While the Noels were playing 250 shows over six months in atrocious conditions, they discovered an immense conspiracy of kickbacks and money-laundering that went right to the top. Club sergeants demanded bribes from agents, treating some acts, mostly Korean and Philippine dancing girls, like hookers, and generally profited while boys died in the mud. Disgusted, Reuben Noel drew on his past life as a reporter to write a letter to Senator Goldwater, that started a corruption scandal that eventually brought down the first Sergeant Major of the Army William O. Wooldridge. Most of the conspiracy escaped real punishment, but these sergeants were apparently skimming a total of $150 million off the club system annually, and had their fingers all through the $2 billion PX system (in 1970 dollars, so more like $900 million of corruption today). It was just one example of the moral decay of the army, that career NCOs would get rich in a warzone while draftees died, and everybody looked the other way.
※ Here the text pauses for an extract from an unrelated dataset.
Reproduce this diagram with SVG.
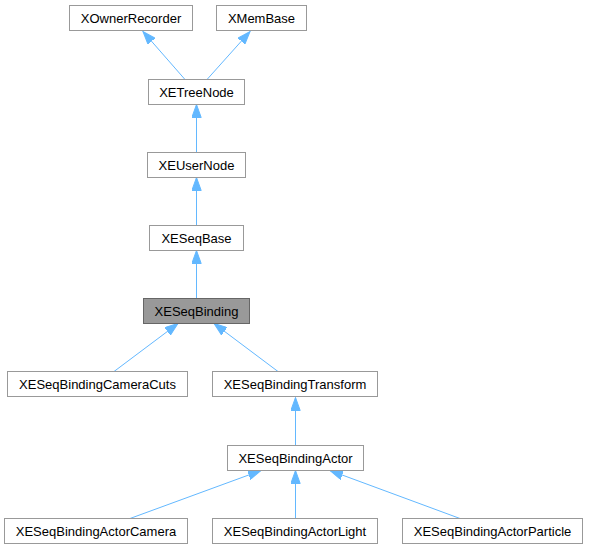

Sure, it was just some musicians getting screwed the hardest, but honor is a core military value, and one that was betrayed in every way in Vietnam.

So why three stars? Well, this book is niche, and only okay writing-wise, although the Noels are charming enough to carry the story. The club corruption scandal never really went anywhere, being eclipsed by My Lai, Vietnamization, and the 70s in general. In worse luck, Robin Moore (author of The Green Berets) and June Collins (ex-callgirl and key witness in the Senate hearings) got there first with their 1971 novel The Khaki Mafia. This book is an interesting picture of Saigon high life and corruption, and how it ties to the mud and blood of the battlefield, but at the end of the day it's still marginal to the war as a whole.

Sidenote: There is a local connection, since the Noels lived in Phoenix before their tour. I picked this up at a giant Arizona used book sale, and my copy is inscribed by Rueben Noel (he has terrible handwriting). Rueben apparently passed away between 1993 and whenever the internet started archiving everything, but Nancy Noel was alive as of this past summer. Sadly, their music has not survived, or at least not in an easily googleable way. I think they would've been better live, though maybe without accompaniment by 105mm Howitzer.